[Given material start]

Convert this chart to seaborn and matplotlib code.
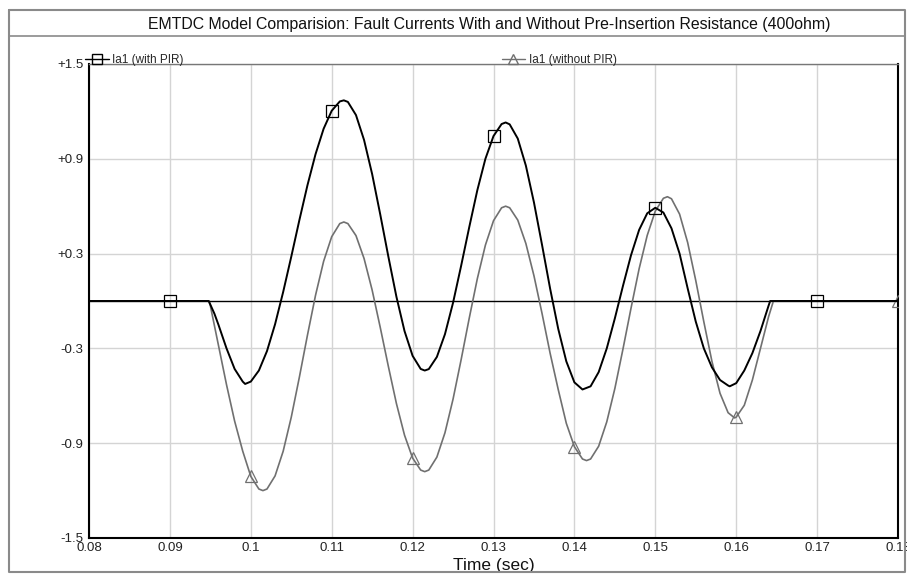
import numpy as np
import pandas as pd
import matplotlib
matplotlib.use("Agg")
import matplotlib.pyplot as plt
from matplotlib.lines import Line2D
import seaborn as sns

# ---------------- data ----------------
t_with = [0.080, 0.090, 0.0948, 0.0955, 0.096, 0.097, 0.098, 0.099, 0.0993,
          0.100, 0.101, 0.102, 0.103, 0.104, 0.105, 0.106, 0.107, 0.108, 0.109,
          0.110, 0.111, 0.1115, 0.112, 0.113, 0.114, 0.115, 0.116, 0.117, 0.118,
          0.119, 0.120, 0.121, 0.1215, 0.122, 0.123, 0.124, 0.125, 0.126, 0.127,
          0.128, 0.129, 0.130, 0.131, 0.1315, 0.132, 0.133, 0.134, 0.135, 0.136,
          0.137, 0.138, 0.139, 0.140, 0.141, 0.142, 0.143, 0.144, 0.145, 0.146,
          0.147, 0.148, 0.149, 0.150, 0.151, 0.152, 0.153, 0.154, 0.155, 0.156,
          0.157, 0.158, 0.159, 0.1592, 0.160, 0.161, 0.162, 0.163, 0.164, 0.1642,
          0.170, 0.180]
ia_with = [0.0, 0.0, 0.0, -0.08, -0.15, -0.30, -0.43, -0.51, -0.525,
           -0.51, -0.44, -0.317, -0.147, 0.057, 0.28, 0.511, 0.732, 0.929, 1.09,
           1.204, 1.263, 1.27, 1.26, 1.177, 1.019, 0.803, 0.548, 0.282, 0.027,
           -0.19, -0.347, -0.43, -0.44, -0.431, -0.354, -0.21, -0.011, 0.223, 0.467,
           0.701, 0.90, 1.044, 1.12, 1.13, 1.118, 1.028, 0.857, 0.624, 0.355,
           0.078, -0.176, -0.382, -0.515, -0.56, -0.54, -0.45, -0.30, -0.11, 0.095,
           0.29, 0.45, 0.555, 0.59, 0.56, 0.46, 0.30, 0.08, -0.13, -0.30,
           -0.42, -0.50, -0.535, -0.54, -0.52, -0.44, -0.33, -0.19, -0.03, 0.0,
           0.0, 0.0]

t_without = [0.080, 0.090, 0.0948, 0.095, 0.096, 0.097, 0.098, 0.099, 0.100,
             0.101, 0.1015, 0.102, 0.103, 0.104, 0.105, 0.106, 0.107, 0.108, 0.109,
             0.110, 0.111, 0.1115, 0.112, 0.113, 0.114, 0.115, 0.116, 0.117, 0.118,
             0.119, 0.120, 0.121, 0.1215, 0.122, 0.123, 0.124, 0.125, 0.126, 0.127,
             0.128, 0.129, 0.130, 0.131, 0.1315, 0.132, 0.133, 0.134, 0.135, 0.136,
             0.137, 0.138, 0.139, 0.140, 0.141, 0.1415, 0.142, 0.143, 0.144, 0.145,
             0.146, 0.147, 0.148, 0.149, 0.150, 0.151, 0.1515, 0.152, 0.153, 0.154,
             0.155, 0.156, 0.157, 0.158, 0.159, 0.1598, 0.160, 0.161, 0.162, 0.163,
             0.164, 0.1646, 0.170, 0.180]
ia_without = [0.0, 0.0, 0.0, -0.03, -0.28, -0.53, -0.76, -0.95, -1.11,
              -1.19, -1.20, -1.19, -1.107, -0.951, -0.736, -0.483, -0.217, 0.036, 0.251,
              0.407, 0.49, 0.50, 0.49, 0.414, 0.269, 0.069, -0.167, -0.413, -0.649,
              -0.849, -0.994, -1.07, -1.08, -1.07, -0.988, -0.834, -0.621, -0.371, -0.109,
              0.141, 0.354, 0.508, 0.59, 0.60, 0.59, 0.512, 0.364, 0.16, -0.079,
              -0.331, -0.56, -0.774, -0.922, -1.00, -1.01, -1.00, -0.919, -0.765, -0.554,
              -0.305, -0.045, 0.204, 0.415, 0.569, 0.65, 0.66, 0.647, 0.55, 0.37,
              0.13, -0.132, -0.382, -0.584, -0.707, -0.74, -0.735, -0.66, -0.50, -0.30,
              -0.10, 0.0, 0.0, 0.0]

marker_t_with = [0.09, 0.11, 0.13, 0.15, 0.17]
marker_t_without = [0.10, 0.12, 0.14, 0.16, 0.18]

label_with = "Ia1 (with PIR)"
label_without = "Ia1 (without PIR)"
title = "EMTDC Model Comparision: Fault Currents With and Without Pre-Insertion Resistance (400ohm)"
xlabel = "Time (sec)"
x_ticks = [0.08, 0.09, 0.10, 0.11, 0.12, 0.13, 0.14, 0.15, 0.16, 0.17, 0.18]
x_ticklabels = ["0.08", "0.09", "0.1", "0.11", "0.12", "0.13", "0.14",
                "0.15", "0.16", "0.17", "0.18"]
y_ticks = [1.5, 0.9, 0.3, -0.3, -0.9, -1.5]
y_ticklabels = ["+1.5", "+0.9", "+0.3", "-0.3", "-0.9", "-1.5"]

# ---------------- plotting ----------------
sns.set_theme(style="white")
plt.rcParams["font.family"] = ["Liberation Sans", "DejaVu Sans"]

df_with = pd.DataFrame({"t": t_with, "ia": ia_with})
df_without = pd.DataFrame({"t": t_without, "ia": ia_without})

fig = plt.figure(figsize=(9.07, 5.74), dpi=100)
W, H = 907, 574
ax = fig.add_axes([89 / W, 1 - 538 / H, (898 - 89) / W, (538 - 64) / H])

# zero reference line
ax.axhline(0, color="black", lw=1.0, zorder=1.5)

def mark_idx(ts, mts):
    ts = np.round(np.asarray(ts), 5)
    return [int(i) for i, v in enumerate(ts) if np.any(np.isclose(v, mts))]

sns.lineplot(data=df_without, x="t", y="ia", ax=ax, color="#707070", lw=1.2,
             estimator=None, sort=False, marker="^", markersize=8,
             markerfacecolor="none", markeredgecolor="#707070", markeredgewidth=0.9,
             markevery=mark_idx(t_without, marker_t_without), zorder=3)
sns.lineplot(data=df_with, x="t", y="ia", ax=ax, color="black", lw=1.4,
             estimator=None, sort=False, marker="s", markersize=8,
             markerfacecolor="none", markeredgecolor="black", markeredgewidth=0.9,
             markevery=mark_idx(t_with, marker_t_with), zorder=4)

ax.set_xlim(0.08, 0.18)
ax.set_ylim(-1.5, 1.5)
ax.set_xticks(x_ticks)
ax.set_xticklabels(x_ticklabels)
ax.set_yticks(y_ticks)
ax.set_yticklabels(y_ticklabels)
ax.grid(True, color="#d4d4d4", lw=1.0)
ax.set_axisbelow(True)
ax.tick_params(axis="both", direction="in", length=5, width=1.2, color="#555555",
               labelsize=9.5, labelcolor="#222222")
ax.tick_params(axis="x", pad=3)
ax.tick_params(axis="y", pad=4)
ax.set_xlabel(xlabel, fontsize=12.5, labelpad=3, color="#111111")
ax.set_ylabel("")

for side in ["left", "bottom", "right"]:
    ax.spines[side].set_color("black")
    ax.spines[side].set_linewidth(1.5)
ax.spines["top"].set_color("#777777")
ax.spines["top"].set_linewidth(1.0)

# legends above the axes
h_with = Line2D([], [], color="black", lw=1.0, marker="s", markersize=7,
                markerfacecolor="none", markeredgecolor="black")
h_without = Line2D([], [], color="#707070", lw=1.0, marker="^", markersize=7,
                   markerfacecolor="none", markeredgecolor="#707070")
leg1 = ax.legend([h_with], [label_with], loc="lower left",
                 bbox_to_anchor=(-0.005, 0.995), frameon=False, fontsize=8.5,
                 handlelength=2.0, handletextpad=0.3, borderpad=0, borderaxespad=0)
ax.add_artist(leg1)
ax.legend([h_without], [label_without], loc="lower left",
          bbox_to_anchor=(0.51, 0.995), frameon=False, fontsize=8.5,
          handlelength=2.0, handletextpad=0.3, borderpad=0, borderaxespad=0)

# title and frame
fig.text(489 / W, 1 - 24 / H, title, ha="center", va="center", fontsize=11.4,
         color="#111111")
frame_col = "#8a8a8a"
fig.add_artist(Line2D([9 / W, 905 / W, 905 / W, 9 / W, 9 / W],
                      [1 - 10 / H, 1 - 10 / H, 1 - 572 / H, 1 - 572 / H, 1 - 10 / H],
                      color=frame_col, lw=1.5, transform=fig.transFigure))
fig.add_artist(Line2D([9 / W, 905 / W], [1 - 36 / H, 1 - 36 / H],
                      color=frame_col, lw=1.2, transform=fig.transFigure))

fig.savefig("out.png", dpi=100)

[Given material end]

Problem requirements:
Write out again exactly the lines from the start of the data above through the line containing "import seaborn as sns", inclusive, excluding any pictures.

Answer:
Convert this chart to seaborn and matplotlib code.
import numpy as np
import pandas as pd
import matplotlib
matplotlib.use("Agg")
import matplotlib.pyplot as plt
from matplotlib.lines import Line2D
import seaborn as sns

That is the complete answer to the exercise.